Cashion's story can be found online and in print in the 2023 fall issue of Wisconsin People & Ideas magazine.

Cashion is no stranger to awards himself. In 2017, he won the Edna Ferber Fiction Award for his novel, “Our 13th Divorce,” and in 2015, he received the Katherine Anne Porter Prize for his story collection, “Last Words of the Holy Ghost.” Cashion is also an Associated Press award-winning journalist. 

His story, “Music Appreciation for Dead People” is one in a collection of loosely linked stories that Cashion is in the process of completing. 

“The story is told from the point of view of a first-year/first-gen college student during COVID who is struggling with economic hardship and personal trauma while debating whether to drop out,” Cashion explains. “It takes the form of a final exam/exit essay the student writes to a professor, which ends up veering a bit off course. The story was inspired in small part by the kinds of collective experiences we've all lived through, in small part by my own memories as a first-gen student (long ago and pre-COVID), and in large part by my own imagination.” 

Cashion had his reading at the Wisconsin Book Festival in Madison on Nov. 7. 

“Being in a room full of people who are there because they love to read is completely gratifying and humbling. Other prize-winning fiction writers and poets shared their work as well, which created a strong sense of community that made all of us feel very much at home,” Cashion says. 

The Wisconsin Book Festival is run in partnership with the Madison Public Library Foundation and holds events throughout the year. 

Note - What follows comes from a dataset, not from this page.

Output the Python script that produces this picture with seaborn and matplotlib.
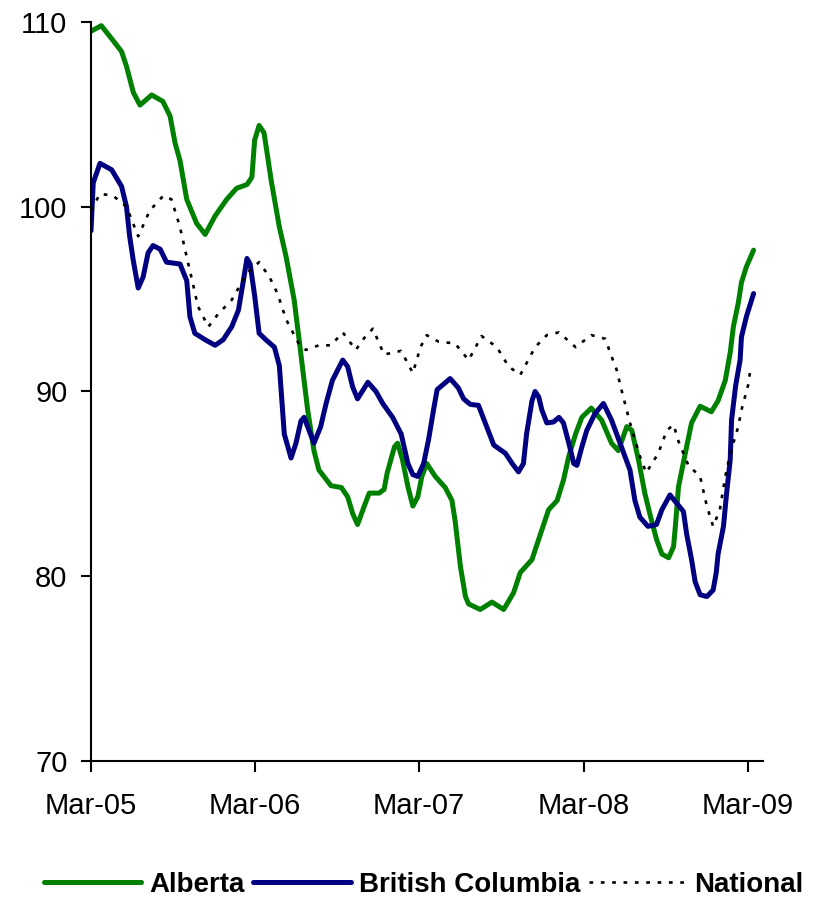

 “It's truly inspiring to see so many people coming together to celebrate literature, all of whom recognize the value of creativity and the ways our diverse stories can help us learn more about each other and ourselves and this place we care about, so I appreciate their dedicated work,” Cashion explains. “Also, it’s fun.” 

Cashion’s award-winning story “Music Appreciation for Dead People” can be found online and in print in the 2023 fall issue of “Wisconsin People & Ideas.”